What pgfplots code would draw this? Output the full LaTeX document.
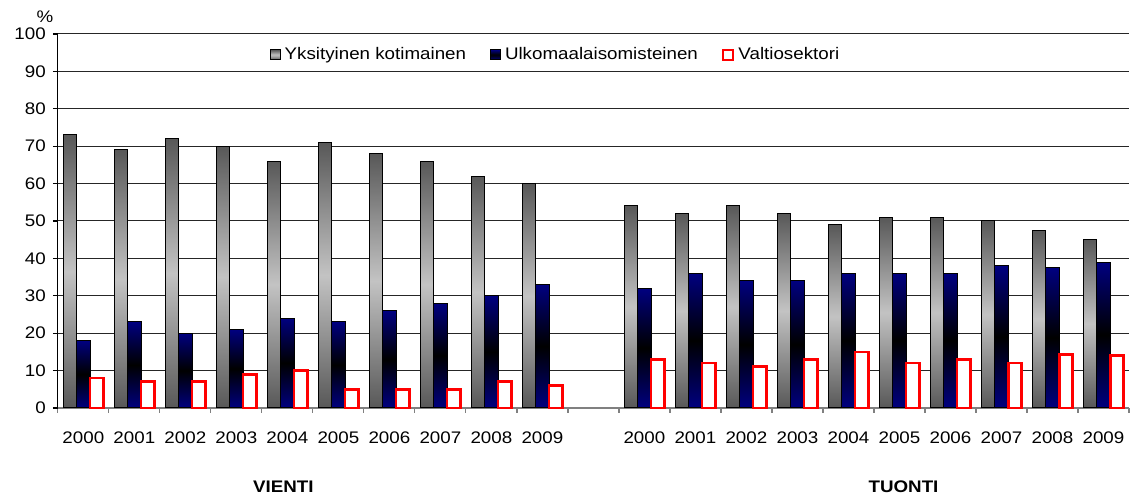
\documentclass[border=0pt]{standalone}
\usepackage{pgfplots}
\usepackage{pgfplotstable}
\pgfplotsset{compat=1.18}
\usepackage{fontspec}
\setmainfont{Liberation Sans}[FakeStretch=1.12]
\definecolor{navyb}{RGB}{0,0,128}
\definecolor{gdark}{RGB}{88,88,88}
\definecolor{glight}{RGB}{195,195,195}
\pgfplotstableread{
x  g    b    r
0  73   18   8
1  69   23   7
2  72   20   7
3  70   21   9
4  66   24   10
5  71   23   5
6  68   26   5
7  66   28   5
8  62   30   7
9  60   33   6
11 54   32   13
12 52   36   12
13 54   34   11
14 52   34   13
15 49   36   15
16 51   36   12
17 51   36   13
18 50   38   12
19 47.5 37.5 14.3
20 45   39   14
}\datatable
\tikzset{
  gbar/.style={draw=black, line width=0.5pt, top color=gdark, bottom color=gdark, middle color=glight},
  bbar/.style={draw=black, line width=0.5pt, top color=navyb, bottom color=navyb, middle color=black},
  rbar/.style={draw=red, line width=1.3pt, fill=white},
}
\begin{document}
\begin{tikzpicture}
\begin{axis}[
  scale only axis, width=537pt, height=187.5pt,
  xmin=-0.5, xmax=20.5, ymin=0, ymax=100,
  clip=false,
  ytick={0,10,...,100},
  ymajorgrids, grid style={black!85, line width=0.5pt},
  axis x line*=bottom, axis y line*=left,
  x axis line style={gray, -, line width=0.6pt},
  y axis line style={black, -, line width=0.6pt},
  xtick={0,1,2,3,4,5,6,7,8,9,11,12,13,14,15,16,17,18,19,20},
  xticklabels={2000,2001,2002,2003,2004,2005,2006,2007,2008,2009,2000,2001,2002,2003,2004,2005,2006,2007,2008,2009},
  minor xtick={-0.5,0.5,...,20.5},
  major x tick style={draw=none},
  minor x tick style={gray, line width=0.6pt},
  major y tick style={black, line width=0.6pt},
  tick align=outside, major tick length=2.5pt, minor tick length=2.5pt,
  /pgf/number format/assume math mode=true,
  ticklabel style={font=\fontsize{8.4}{10}\selectfont},
  xticklabel style={yshift=-6pt},
  legend style={at={(0.4655,0.944)}, anchor=center, draw=none, fill=none,
    legend columns=3, font=\fontsize{8.4}{10}\selectfont,
    /tikz/every even column/.append style={column sep=10pt}},
  legend image code/.code={\draw[#1] (0pt,-2.5pt) rectangle (5pt,2.5pt);},
]
\addlegendimage{gbar}
\addlegendentry{Yksityinen kotimainen}
\addlegendimage{bbar}
\addlegendentry{Ulkomaalaisomisteinen}
\addlegendimage{rbar}
\addlegendentry{Valtiosektori}
\pgfplotsinvokeforeach{0,1,2,3,4,5,6,7,8,9,11,12,13,14,15,16,17,18,19,20}{
  \addplot[ybar, bar width=6.75pt, bar shift=-6.75pt, gbar, forget plot,
    restrict x to domain=#1:#1]
    table[x=x, y=g] \datatable;
  \addplot[ybar, bar width=6.75pt, bar shift=0pt, bbar, forget plot,
    restrict x to domain=#1:#1]
    table[x=x, y=b] \datatable;
  \addplot[ybar, bar width=6.75pt, bar shift=6.75pt, rbar, forget plot,
    restrict x to domain=#1:#1]
    table[x=x, y=r] \datatable;
}
\node[font=\fontsize{8.4}{10}\selectfont\bfseries] at (axis cs:3.92,-21.1) {VIENTI};
\node[font=\fontsize{8.4}{10}\selectfont\bfseries] at (axis cs:16.08,-21.1) {TUONTI};
\node[font=\fontsize{8.4}{10}\selectfont] at (axis cs:-0.754,104.5) {\%};
\path (axis cs:-1.634,-23.47) rectangle (axis cs:20.5,109.07);
\end{axis}
\end{tikzpicture}
\end{document}
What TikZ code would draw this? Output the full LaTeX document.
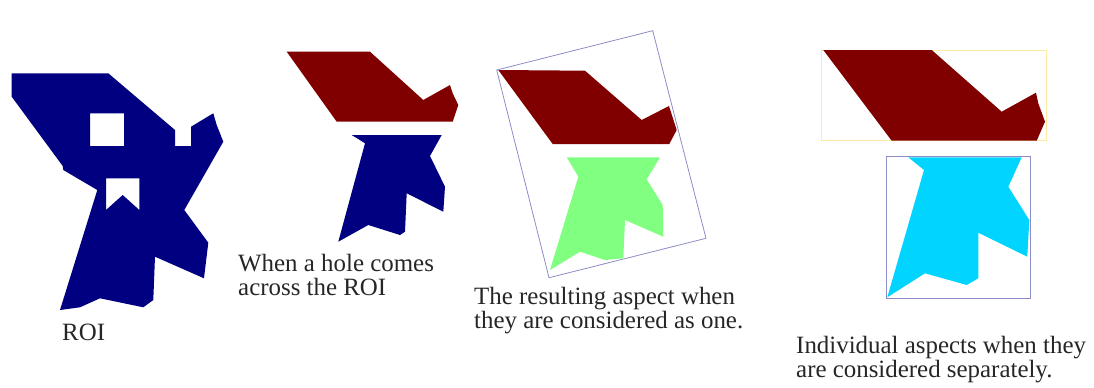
\documentclass[tikz,border=0pt]{standalone}
\usepackage{fontspec}
\setmainfont{Liberation Serif}
\definecolor{roiblue}{RGB}{0,0,128}
\definecolor{roired}{RGB}{128,0,0}
\definecolor{roigreen}{RGB}{128,255,128}
\definecolor{roicyan}{RGB}{0,212,255}
\definecolor{frameblue}{RGB}{140,140,200}
\definecolor{frameyellow}{RGB}{255,235,160}
\tikzset{
  blueshape/.style={fill=roiblue,draw=none},
  redshape/.style={fill=roired,draw=none},
  greenshape/.style={fill=roigreen,draw=none},
  cyanshape/.style={fill=roicyan,draw=none},
  caption/.style={anchor=base west,inner sep=0pt,align=left,text=black!85,font=\fontsize{25}{23.5}\selectfont}
}
\begin{document}
\begin{tikzpicture}[x=1bp,y=-1bp]
\useasboundingbox (0,0) rectangle (1094,387);
% ROI with holes
\fill[roiblue,even odd rule]
  (11.7,73.3) -- (108.3,73.3) -- (175,130) -- (175,146) -- (191,146) -- (191,126.7)
  -- (213.3,113.3) -- (216.7,125) -- (223.3,141.7) -- (184.3,210) -- (208.3,242.7)
  -- (204,278.3) -- (155,256.7) -- (153.3,300) -- (143.3,307.3) -- (100,298.3)
  -- (80,307.3) -- (60,310) -- (97.3,190) -- (63.3,170) -- (62.7,166) -- (11.7,96.7) -- cycle
  (90,113.3) rectangle (124,146)
  (106,178.3) -- (139.3,178.3) -- (139.3,210) -- (122.7,195) -- (106,210) -- cycle;
\node[caption] (roi) at (62,340) {ROI};
% figure 2
\fill[redshape] (286.7,51.7) -- (370,51.7) -- (423.3,100) -- (450,85) -- (452.7,93.3)
  -- (458.3,105) -- (452.7,121.7) -- (336.7,121.7) -- cycle;
\fill[blueshape] (351.7,135) -- (441.7,135) -- (430,156) -- (445,186.7) -- (443.3,211.7)
  -- (406.7,193.3) -- (405,231.7) -- (400,235) -- (368.3,225) -- (338.3,241.7) -- (365,143.3) -- cycle;
\node[caption] (hole) at (238,295) {When a hole comes\\across the ROI};
% figure 3
\draw[frameblue,line width=0.8bp] (496.7,70) -- (652.7,30.7) -- (706,238.3) -- (549,277.7) -- cycle;
\fill[redshape] (498.3,70) -- (585,70.7) -- (641.7,120) -- (669,106) -- (676.7,130)
  -- (669.3,144) -- (552.7,144) -- cycle;
\fill[greenshape] (566.7,157.3) -- (660,157.3) -- (646.7,179.3) -- (662.7,205) -- (663.3,236.7)
  -- (625,220) -- (623.3,258.3) -- (605,260) -- (580,251.7) -- (550,270) -- (578.3,176.7) -- cycle;
\node[caption] (one) at (474,328) {The resulting aspect when\\they are considered as one.};
% figure 4
\draw[frameyellow,line width=1bp] (821.7,50) rectangle (1046.7,140.7);
\fill[redshape] (823.3,50) -- (931.7,50) -- (1001.7,111.7) -- (1036,92.7) -- (1038.3,103.3)
  -- (1045,121.7) -- (1036.7,140.7) -- (891.7,140.7) -- cycle;
\draw[frameblue,line width=1bp] (886.7,156.7) rectangle (1030,298.3);
\fill[cyanshape] (908.3,157.3) -- (1021.7,157.3) -- (1008.3,186.7) -- (1029.3,220) -- (1027.3,256.7)
  -- (978.3,232.7) -- (978.3,278.3) -- (966.7,285) -- (925,273.3) -- (887.3,297.3) -- (924,170) -- cycle;
\node[caption] (sep) at (796,377) {Individual aspects when they\\are considered separately.};
\end{tikzpicture}
\end{document}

**********

▶ _Stated problem_
Each entry gets copied exactly; the pictures stay out.

▶ _Correct response_
What pgfplots code would draw this? Output the full LaTeX document.
\documentclass[border=0pt]{standalone}
\usepackage{pgfplots}
\usepackage{pgfplotstable}
\pgfplotsset{compat=1.18}
\usepackage{fontspec}
\setmainfont{Liberation Sans}[FakeStretch=1.12]
\definecolor{navyb}{RGB}{0,0,128}
\definecolor{gdark}{RGB}{88,88,88}
\definecolor{glight}{RGB}{195,195,195}
\pgfplotstableread{
x  g    b    r
0  73   18   8
1  69   23   7
2  72   20   7
3  70   21   9
4  66   24   10
5  71   23   5
6  68   26   5
7  66   28   5
8  62   30   7
9  60   33   6
11 54   32   13
12 52   36   12
13 54   34   11
14 52   34   13
15 49   36   15
16 51   36   12
17 51   36   13
18 50   38   12
19 47.5 37.5 14.3
20 45   39   14
}\datatable
\tikzset{
  gbar/.style={draw=black, line width=0.5pt, top color=gdark, bottom color=gdark, middle color=glight},
  bbar/.style={draw=black, line width=0.5pt, top color=navyb, bottom color=navyb, middle color=black},
  rbar/.style={draw=red, line width=1.3pt, fill=white},
}
\begin{document}
\begin{tikzpicture}
\begin{axis}[
  scale only axis, width=537pt, height=187.5pt,
  xmin=-0.5, xmax=20.5, ymin=0, ymax=100,
  clip=false,
  ytick={0,10,...,100},
  ymajorgrids, grid style={black!85, line width=0.5pt},
  axis x line*=bottom, axis y line*=left,
  x axis line style={gray, -, line width=0.6pt},
  y axis line style={black, -, line width=0.6pt},
  xtick={0,1,2,3,4,5,6,7,8,9,11,12,13,14,15,16,17,18,19,20},
  xticklabels={2000,2001,2002,2003,2004,2005,2006,2007,2008,2009,2000,2001,2002,2003,2004,2005,2006,2007,2008,2009},
  minor xtick={-0.5,0.5,...,20.5},
  major x tick style={draw=none},
  minor x tick style={gray, line width=0.6pt},
  major y tick style={black, line width=0.6pt},
  tick align=outside, major tick length=2.5pt, minor tick length=2.5pt,
  /pgf/number format/assume math mode=true,
  ticklabel style={font=\fontsize{8.4}{10}\selectfont},
  xticklabel style={yshift=-6pt},
  legend style={at={(0.4655,0.944)}, anchor=center, draw=none, fill=none,
    legend columns=3, font=\fontsize{8.4}{10}\selectfont,
    /tikz/every even column/.append style={column sep=10pt}},
  legend image code/.code={\draw[#1] (0pt,-2.5pt) rectangle (5pt,2.5pt);},
]
\addlegendimage{gbar}
\addlegendentry{Yksityinen kotimainen}
\addlegendimage{bbar}
\addlegendentry{Ulkomaalaisomisteinen}
\addlegendimage{rbar}
\addlegendentry{Valtiosektori}
\pgfplotsinvokeforeach{0,1,2,3,4,5,6,7,8,9,11,12,13,14,15,16,17,18,19,20}{
  \addplot[ybar, bar width=6.75pt, bar shift=-6.75pt, gbar, forget plot,
    restrict x to domain=#1:#1]
    table[x=x, y=g] \datatable;
  \addplot[ybar, bar width=6.75pt, bar shift=0pt, bbar, forget plot,
    restrict x to domain=#1:#1]
    table[x=x, y=b] \datatable;
  \addplot[ybar, bar width=6.75pt, bar shift=6.75pt, rbar, forget plot,
    restrict x to domain=#1:#1]
    table[x=x, y=r] \datatable;
}
\node[font=\fontsize{8.4}{10}\selectfont\bfseries] at (axis cs:3.92,-21.1) {VIENTI};
\node[font=\fontsize{8.4}{10}\selectfont\bfseries] at (axis cs:16.08,-21.1) {TUONTI};
\node[font=\fontsize{8.4}{10}\selectfont] at (axis cs:-0.754,104.5) {\%};
\path (axis cs:-1.634,-23.47) rectangle (axis cs:20.5,109.07);
\end{axis}
\end{tikzpicture}
\end{document}
What TikZ code would draw this? Output the full LaTeX document.
\documentclass[tikz,border=0pt]{standalone}
\usepackage{fontspec}
\setmainfont{Liberation Serif}
\definecolor{roiblue}{RGB}{0,0,128}
\definecolor{roired}{RGB}{128,0,0}
\definecolor{roigreen}{RGB}{128,255,128}
\definecolor{roicyan}{RGB}{0,212,255}
\definecolor{frameblue}{RGB}{140,140,200}
\definecolor{frameyellow}{RGB}{255,235,160}
\tikzset{
  blueshape/.style={fill=roiblue,draw=none},
  redshape/.style={fill=roired,draw=none},
  greenshape/.style={fill=roigreen,draw=none},
  cyanshape/.style={fill=roicyan,draw=none},
  caption/.style={anchor=base west,inner sep=0pt,align=left,text=black!85,font=\fontsize{25}{23.5}\selectfont}
}
\begin{document}
\begin{tikzpicture}[x=1bp,y=-1bp]
\useasboundingbox (0,0) rectangle (1094,387);
% ROI with holes
\fill[roiblue,even odd rule]
  (11.7,73.3) -- (108.3,73.3) -- (175,130) -- (175,146) -- (191,146) -- (191,126.7)
  -- (213.3,113.3) -- (216.7,125) -- (223.3,141.7) -- (184.3,210) -- (208.3,242.7)
  -- (204,278.3) -- (155,256.7) -- (153.3,300) -- (143.3,307.3) -- (100,298.3)
  -- (80,307.3) -- (60,310) -- (97.3,190) -- (63.3,170) -- (62.7,166) -- (11.7,96.7) -- cycle
  (90,113.3) rectangle (124,146)
  (106,178.3) -- (139.3,178.3) -- (139.3,210) -- (122.7,195) -- (106,210) -- cycle;
\node[caption] (roi) at (62,340) {ROI};
% figure 2
\fill[redshape] (286.7,51.7) -- (370,51.7) -- (423.3,100) -- (450,85) -- (452.7,93.3)
  -- (458.3,105) -- (452.7,121.7) -- (336.7,121.7) -- cycle;
\fill[blueshape] (351.7,135) -- (441.7,135) -- (430,156) -- (445,186.7) -- (443.3,211.7)
  -- (406.7,193.3) -- (405,231.7) -- (400,235) -- (368.3,225) -- (338.3,241.7) -- (365,143.3) -- cycle;
\node[caption] (hole) at (238,295) {When a hole comes\\across the ROI};
% figure 3
\draw[frameblue,line width=0.8bp] (496.7,70) -- (652.7,30.7) -- (706,238.3) -- (549,277.7) -- cycle;
\fill[redshape] (498.3,70) -- (585,70.7) -- (641.7,120) -- (669,106) -- (676.7,130)
  -- (669.3,144) -- (552.7,144) -- cycle;
\fill[greenshape] (566.7,157.3) -- (660,157.3) -- (646.7,179.3) -- (662.7,205) -- (663.3,236.7)
  -- (625,220) -- (623.3,258.3) -- (605,260) -- (580,251.7) -- (550,270) -- (578.3,176.7) -- cycle;
\node[caption] (one) at (474,328) {The resulting aspect when\\they are considered as one.};
% figure 4
\draw[frameyellow,line width=1bp] (821.7,50) rectangle (1046.7,140.7);
\fill[redshape] (823.3,50) -- (931.7,50) -- (1001.7,111.7) -- (1036,92.7) -- (1038.3,103.3)
  -- (1045,121.7) -- (1036.7,140.7) -- (891.7,140.7) -- cycle;
\draw[frameblue,line width=1bp] (886.7,156.7) rectangle (1030,298.3);
\fill[cyanshape] (908.3,157.3) -- (1021.7,157.3) -- (1008.3,186.7) -- (1029.3,220) -- (1027.3,256.7)
  -- (978.3,232.7) -- (978.3,278.3) -- (966.7,285) -- (925,273.3) -- (887.3,297.3) -- (924,170) -- cycle;
\node[caption] (sep) at (796,377) {Individual aspects when they\\are considered separately.};
\end{tikzpicture}
\end{document}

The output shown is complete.